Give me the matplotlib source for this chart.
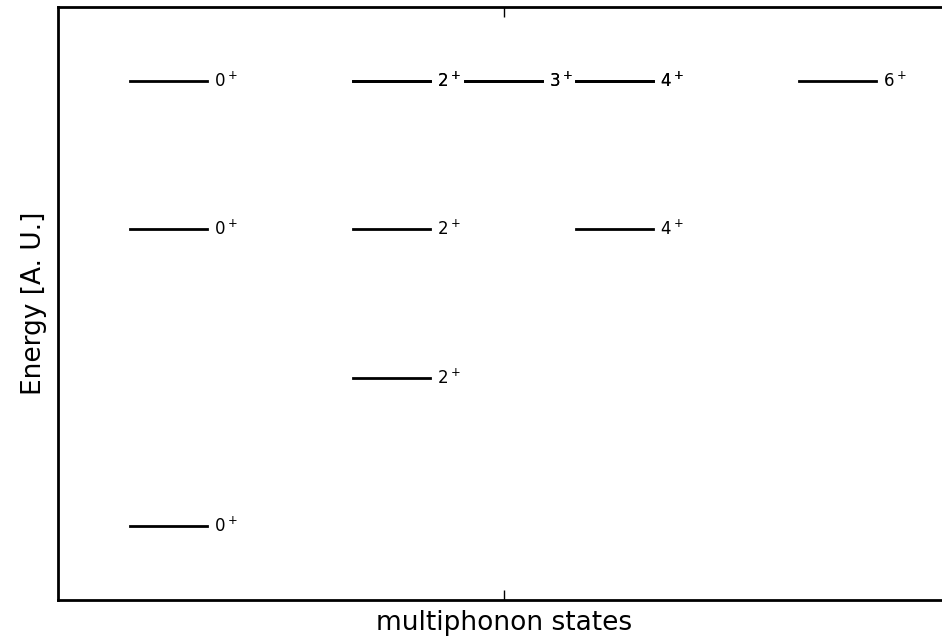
import matplotlib
matplotlib.use("Agg")
import matplotlib.pyplot as plt

# (phonon number, spin) of each level; some triple-phonon states appear twice
phonons = [0, 1, 2, 2, 2, 3, 3, 3, 3, 3, 3, 3, 3]
spins = [0, 2, 0, 2, 4, 0, 2, 2, 3, 3, 4, 4, 6]


def main():
    fig = plt.figure(figsize=(9.42, 6.36), dpi=100)
    ax = fig.add_axes([58 / 942, 36 / 636, 892 / 942, 593 / 636])

    for n, j in zip(phonons, spins):
        ax.plot([j + 0.65, j + 1.34], [n, n], color="black", linewidth=2)
        ax.text(j + 1.4, n, f"${j}^+$", fontsize=12, va="center", ha="left")

    ax.set_xlim(0, 8)
    ax.set_ylim(-0.5, 3.5)
    ax.set_xticks([4])
    ax.set_xticklabels([])
    ax.set_yticks([])
    ax.tick_params(axis="x", direction="in", length=7, width=1, top=True)
    for sp in ax.spines.values():
        sp.set_linewidth(2)
    ax.set_xlabel("multiphonon states", fontsize=19, labelpad=4)
    ax.set_ylabel("Energy [A. U.]", fontsize=19, labelpad=8)

    fig.savefig("out.png", dpi=100)


if __name__ == "__main__":
    main()
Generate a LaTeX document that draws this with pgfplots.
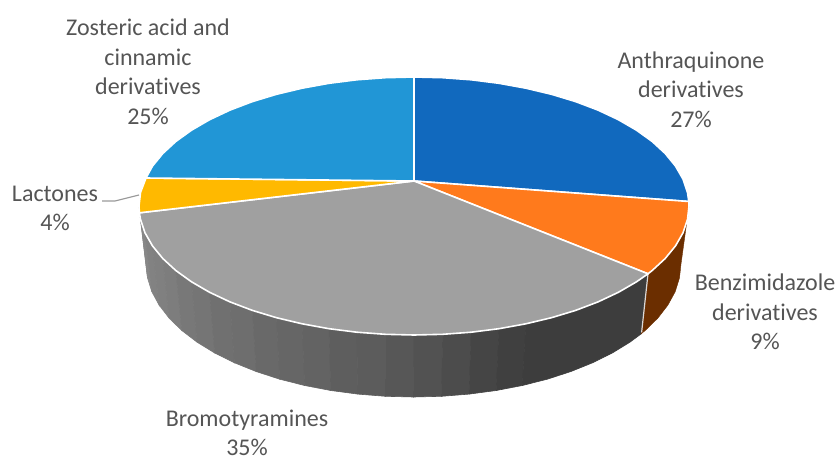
\documentclass[border=0pt]{standalone}
\usepackage{pgfplots}
\pgfplotsset{compat=1.18}
\usepackage{fontspec}
\setmainfont{Carlito}[Ligatures=NoCommon]
\definecolor{sliceAnthra}{HTML}{1169BE}
\definecolor{sliceBenz}{HTML}{FF7A1C}
\definecolor{wallBenz}{HTML}{6B2E00}
\definecolor{sliceBromo}{HTML}{A0A0A0}
\definecolor{sliceLact}{HTML}{FFB900}
\definecolor{sliceZost}{HTML}{2196D6}
\definecolor{labelText}{HTML}{555555}
\tikzset{lbl/.style={font=\fontsize{24}{29.5}\selectfont, text=labelText, align=center, inner sep=0pt}}
\pgfplotsset{
  wall/.style={fill=black!#1, draw=black!#1, line width=0.6pt},
  top/.style={fill=#1, draw=white, line width=1.6pt, line join=round},
}
\begin{document}
\begin{tikzpicture}
\path[use as bounding box] (0,0) rectangle (840pt,458pt);
\begin{axis}[
  at={(0,0)}, anchor=south west,
  width=840pt, height=458pt, scale only axis,
  xmin=0, xmax=840, ymin=0, ymax=458, y dir=reverse,
  hide axis, clip=false,
]
% Side wall of the Bromotyramines slice, darkening from left to right
\addplot[wall=46] coordinates {(139.0,206.0)(146.0,264.0)(147.5,277.9)(140.5,219.5)} --cycle;
\addplot[wall=47] coordinates {(140.5,219.5)(147.5,277.9)(151.8,291.7)(145.0,232.8)} --cycle;
\addplot[wall=49] coordinates {(145.0,232.8)(151.8,291.7)(159.1,305.1)(152.5,245.9)} --cycle;
\addplot[wall=50] coordinates {(152.5,245.9)(159.1,305.1)(169.1,318.1)(162.8,258.5)} --cycle;
\addplot[wall=51] coordinates {(162.8,258.5)(169.1,318.1)(181.8,330.5)(175.8,270.5)} --cycle;
\addplot[wall=53] coordinates {(175.8,270.5)(181.8,330.5)(197.1,342.2)(191.5,281.8)} --cycle;
\addplot[wall=54] coordinates {(191.5,281.8)(197.1,342.2)(214.7,353.0)(209.6,292.3)} --cycle;
\addplot[wall=56] coordinates {(209.6,292.3)(214.7,353.0)(234.5,362.8)(230.0,301.9)} --cycle;
\addplot[wall=57] coordinates {(230.0,301.9)(234.5,362.8)(256.3,371.6)(252.4,310.4)} --cycle;
\addplot[wall=59] coordinates {(252.4,310.4)(256.3,371.6)(279.7,379.2)(276.5,317.7)} --cycle;
\addplot[wall=60] coordinates {(276.5,317.7)(279.7,379.2)(304.7,385.5)(302.1,323.8)} --cycle;
\addplot[wall=61] coordinates {(302.1,323.8)(304.7,385.5)(330.8,390.5)(329.0,328.7)} --cycle;
\addplot[wall=63] coordinates {(329.0,328.7)(330.8,390.5)(357.9,394.1)(356.8,332.2)} --cycle;
\addplot[wall=64] coordinates {(356.8,332.2)(357.9,394.1)(385.5,396.3)(385.3,334.3)} --cycle;
\addplot[wall=66] coordinates {(385.3,334.3)(385.5,396.3)(413.5,397.0)(414.0,335.0)} --cycle;
\addplot[wall=68] coordinates {(414.0,335.0)(413.5,397.0)(441.5,396.3)(442.7,334.3)} --cycle;
\addplot[wall=70] coordinates {(442.7,334.3)(441.5,396.3)(469.1,394.1)(471.2,332.2)} --cycle;
\addplot[wall=73] coordinates {(471.2,332.2)(469.1,394.1)(496.2,390.5)(499.0,328.7)} --cycle;
\addplot[wall=75] coordinates {(499.0,328.7)(496.2,390.5)(522.3,385.5)(525.9,323.8)} --cycle;
\addplot[wall=76] coordinates {(525.9,323.8)(522.3,385.5)(547.3,379.2)(570.7,371.6)(592.5,362.8)(612.3,353.0)(629.9,342.2)(641.1,333.9)
  (648.0,273.8)(636.5,281.8)(618.4,292.3)(598.0,301.9)(575.6,310.4)(551.5,317.7)} --cycle;
% Side wall of the Benzimidazole slice
\addplot[fill=wallBenz, draw=wallBenz, line width=0.4pt] coordinates {
  (689.0,206.0)(681.0,264.0)(679.5,277.9)(675.2,291.7)(667.9,305.1)(657.9,318.1)(645.2,330.5)(641.1,333.9)
  (648.0,273.8)(652.2,270.5)(665.2,258.5)(675.5,245.9)(683.0,232.8)(687.5,219.5)} --cycle;
\addplot[draw=white!85!black, line width=1.2pt] coordinates {(648.0,273.8)(641.6,332.5)};
% Top faces of the five slices
\addplot[top=sliceAnthra] coordinates {(414,181)(414,77)(442.7,77.7)(471.2,79.8)(499.0,83.3)(525.9,88.2)(551.5,94.3)(575.6,101.6)(598.0,110.1)
  (618.4,119.7)(636.5,130.2)(652.2,141.5)(665.2,153.5)(675.5,166.1)(683.0,179.2)(687.5,192.5)(688.8,201.5)} --cycle;
\addplot[top=sliceBenz] coordinates {(414,181)(688.8,201.5)(689.0,206.0)(687.5,219.5)(683.0,232.8)(675.5,245.9)(665.2,258.5)(652.2,270.5)(648.0,273.8)} --cycle;
\addplot[top=sliceBromo] coordinates {(414,181)(648.0,273.8)(636.5,281.8)(618.4,292.3)(598.0,301.9)(575.6,310.4)(551.5,317.7)(525.9,323.8)(499.0,328.7)
  (471.2,332.2)(442.7,334.3)(414.0,335.0)(385.3,334.3)(356.8,332.2)(329.0,328.7)(302.1,323.8)(276.5,317.7)(252.4,310.4)(230.0,301.9)
  (209.6,292.3)(191.5,281.8)(175.8,270.5)(162.8,258.5)(152.5,245.9)(145.0,232.8)(140.5,219.5)(139.4,212.8)} --cycle;
\addplot[top=sliceLact] coordinates {(414,181)(139.4,212.8)(139.0,206.0)(140.5,192.5)(146,178)} --cycle;
\addplot[top=sliceZost] coordinates {(414,181)(146,178)(152.5,166.1)(162.8,153.5)(175.8,141.5)(191.5,130.2)(209.6,119.7)(230.0,110.1)(252.4,101.6)
  (276.5,94.3)(302.1,88.2)(329.0,83.3)(356.8,79.8)(385.3,77.7)(414,77)} --cycle;
% Leader line of the Lactones label
\addplot[draw=black!40, line width=1.2pt] coordinates {(102,201)(115,201)(139,195)};
% Data labels
\node[lbl] at (axis cs:148,72) {Zosteric acid and\\cinnamic\\derivatives\\25\%};
\node[lbl] at (axis cs:691,89.5) {Anthraquinone\\derivatives\\27\%};
\node[lbl] at (axis cs:765,312) {Benzimidazole\\derivatives\\9\%};
\node[lbl] at (axis cs:55,208.5) {Lactones\\4\%};
\node[lbl] at (axis cs:247,433) {Bromotyramines\\35\%};
\end{axis}
\end{tikzpicture}
\end{document}
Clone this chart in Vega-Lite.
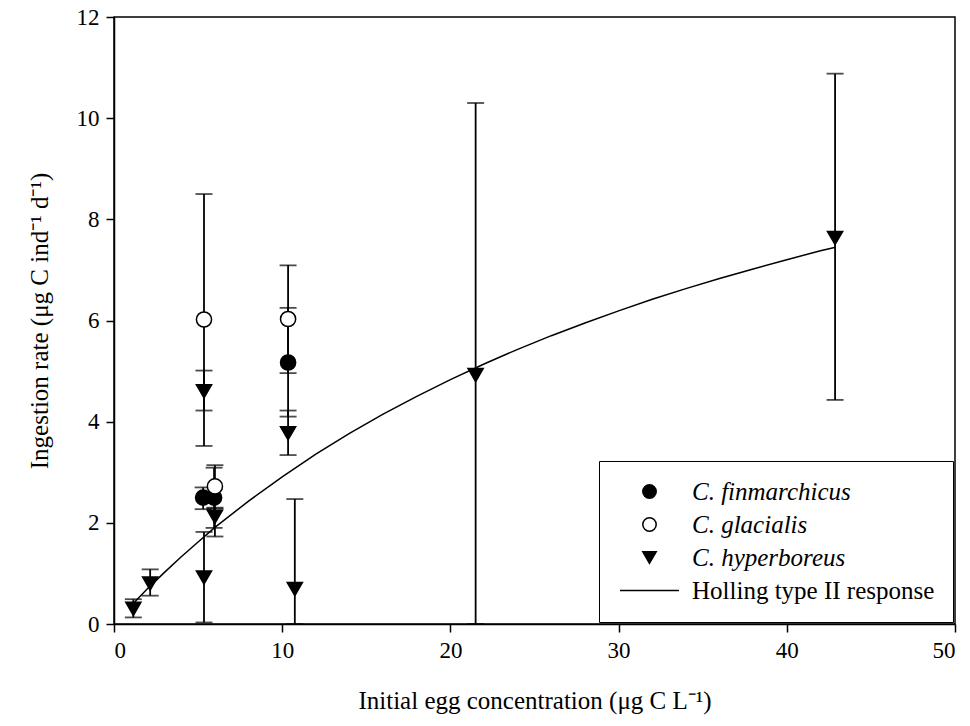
{
  "$schema": "https://vega.github.io/schema/vega-lite/v6.json",
  "autosize": "none",
  "width": 841,
  "height": 607,
  "padding": {"left": 114, "top": 17, "right": 15, "bottom": 102},
  "background": "white",
  "config": {
    "view": {"stroke": "black", "strokeWidth": 1.5},
    "font": "Liberation Serif",
    "axis": {
      "domainColor": "black", "domainWidth": 1.5, "tickColor": "black", "tickWidth": 1.5, "tickSize": 8,
      "labelFont": "Liberation Serif", "labelFontSize": 23, "labelColor": "black", "labelPadding": 7,
      "titleFont": "Liberation Serif", "titleFontSize": 25, "titleFontWeight": "normal", "titleColor": "black",
      "grid": false
    }
  },
  "datasets": {
    "pts": [
      {"series": "C. finmarchicus", "x": 5.3, "y": 2.5, "lo": 2.27, "hi": 2.7},
      {"series": "C. finmarchicus", "x": 5.95, "y": 2.5, "lo": 1.9, "hi": 3.09},
      {"series": "C. finmarchicus", "x": 10.35, "y": 5.17, "lo": 4.1, "hi": 6.25},
      {"series": "C. glacialis", "x": 5.35, "y": 6.02, "lo": 3.52, "hi": 8.5},
      {"series": "C. glacialis", "x": 6.0, "y": 2.72, "lo": 2.28, "hi": 3.14},
      {"series": "C. glacialis", "x": 10.35, "y": 6.03, "lo": 4.96, "hi": 7.09},
      {"series": "C. hyperboreus", "x": 1.15, "y": 0.3, "lo": 0.13, "hi": 0.49},
      {"series": "C. hyperboreus", "x": 2.15, "y": 0.8, "lo": 0.56, "hi": 1.08},
      {"series": "C. hyperboreus", "x": 5.35, "y": 4.6, "lo": 4.22, "hi": 5.01},
      {"series": "C. hyperboreus", "x": 5.35, "y": 0.92, "lo": 0.03, "hi": 1.82},
      {"series": "C. hyperboreus", "x": 6.0, "y": 2.12, "lo": 1.73, "hi": 2.3},
      {"series": "C. hyperboreus", "x": 10.35, "y": 3.77, "lo": 3.34, "hi": 4.22},
      {"series": "C. hyperboreus", "x": 10.75, "y": 0.69, "lo": 0.0, "hi": 2.47},
      {"series": "C. hyperboreus", "x": 21.5, "y": 4.92, "lo": 0.0, "hi": 10.3},
      {"series": "C. hyperboreus", "x": 42.87, "y": 7.63, "lo": 4.43, "hi": 10.88}
    ],
    "curve": [
      {"x": 1.1, "y": 0.39}, {"x": 2, "y": 0.7}, {"x": 3, "y": 1.02}, {"x": 4, "y": 1.33},
      {"x": 5, "y": 1.62}, {"x": 6, "y": 1.91}, {"x": 8, "y": 2.43}, {"x": 10, "y": 2.91},
      {"x": 12, "y": 3.36}, {"x": 14, "y": 3.77}, {"x": 16, "y": 4.15}, {"x": 18, "y": 4.5},
      {"x": 20, "y": 4.83}, {"x": 22, "y": 5.14}, {"x": 24, "y": 5.43}, {"x": 26, "y": 5.7},
      {"x": 28, "y": 5.95}, {"x": 30, "y": 6.19}, {"x": 32, "y": 6.42}, {"x": 34, "y": 6.63},
      {"x": 36, "y": 6.83}, {"x": 38, "y": 7.02}, {"x": 40, "y": 7.2}, {"x": 42, "y": 7.38},
      {"x": 42.9, "y": 7.45}
    ]
  },
  "layer": [
    {
      "data": {"name": "pts"},
      "mark": {"type": "rule", "color": "black", "strokeWidth": 1.8},
      "encoding": {
        "x": {"field": "x", "type": "quantitative", "scale": {"domain": [0, 50], "nice": false, "zero": false},
              "axis": {"values": [0, 10, 20, 30, 40, 50], "title": "Initial egg concentration (μg C L⁻¹)", "titlePadding": 26}},
        "y": {"field": "lo", "type": "quantitative", "scale": {"domain": [0, 12], "nice": false},
              "axis": {"values": [0, 2, 4, 6, 8, 10, 12], "title": "Ingestion rate (μg C ind⁻¹ d⁻¹)", "titlePadding": 24}},
        "y2": {"field": "hi"}
      }
    },
    {
      "data": {"name": "pts"},
      "mark": {"type": "tick", "orient": "horizontal", "color": "black", "size": 17, "thickness": 1.8},
      "encoding": {
        "x": {"field": "x", "type": "quantitative"},
        "y": {"field": "lo", "type": "quantitative"}
      }
    },
    {
      "data": {"name": "pts"},
      "mark": {"type": "tick", "orient": "horizontal", "color": "black", "size": 17, "thickness": 1.8},
      "encoding": {
        "x": {"field": "x", "type": "quantitative"},
        "y": {"field": "hi", "type": "quantitative"}
      }
    },
    {
      "data": {"name": "curve"},
      "mark": {"type": "line", "color": "black", "strokeWidth": 1.5},
      "encoding": {
        "x": {"field": "x", "type": "quantitative"},
        "y": {"field": "y", "type": "quantitative"}
      }
    },
    {
      "data": {"name": "pts"},
      "mark": {"type": "point", "filled": false, "color": "black", "stroke": "black", "strokeWidth": 1.5, "opacity": 1, "size": 230},
      "encoding": {
        "x": {"field": "x", "type": "quantitative"},
        "y": {"field": "y", "type": "quantitative"},
        "fill": {
          "field": "series", "type": "nominal",
          "scale": {"domain": ["C. finmarchicus", "C. glacialis", "C. hyperboreus", "Holling type II response"],
                    "range": ["black", "white", "black", "transparent"]},
          "legend": {
            "title": null,
            "orient": "bottom-right", "offset": 2,
            "strokeColor": "black", "fillColor": "white", "padding": 18,
            "labelFont": "Liberation Serif", "labelFontSize": 25, "labelColor": "black", "labelLimit": 400,
            "labelFontStyle": {"expr": "datum.value === 'Holling type II response' ? 'normal' : 'italic'"},
            "labelOffset": 30, "symbolOffset": 20, "rowPadding": 7, "symbolSize": 180,
            "symbolStrokeWidth": 1.5
          }
        },
        "shape": {
          "field": "series", "type": "nominal",
          "scale": {"domain": ["C. finmarchicus", "C. glacialis", "C. hyperboreus", "Holling type II response"],
                    "range": ["circle", "circle", "triangle-down", "M-4.4,0L4.4,0"]},
          "legend": {
            "title": null,
            "orient": "bottom-right", "offset": 2,
            "strokeColor": "black", "fillColor": "white", "padding": 18,
            "labelFont": "Liberation Serif", "labelFontSize": 25, "labelColor": "black", "labelLimit": 400,
            "labelFontStyle": {"expr": "datum.value === 'Holling type II response' ? 'normal' : 'italic'"},
            "labelOffset": 30, "symbolOffset": 20, "rowPadding": 7, "symbolSize": 180,
            "symbolStrokeWidth": 1.5
          }
        }
      }
    }
  ]
}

+ + + + + + +

Your objective
Look through the listing above. Pick out each line with "matplotlib" and copy it.

Answer for the task
Give me the matplotlib source for this chart.
import matplotlib
matplotlib.use("Agg")
import matplotlib.pyplot as plt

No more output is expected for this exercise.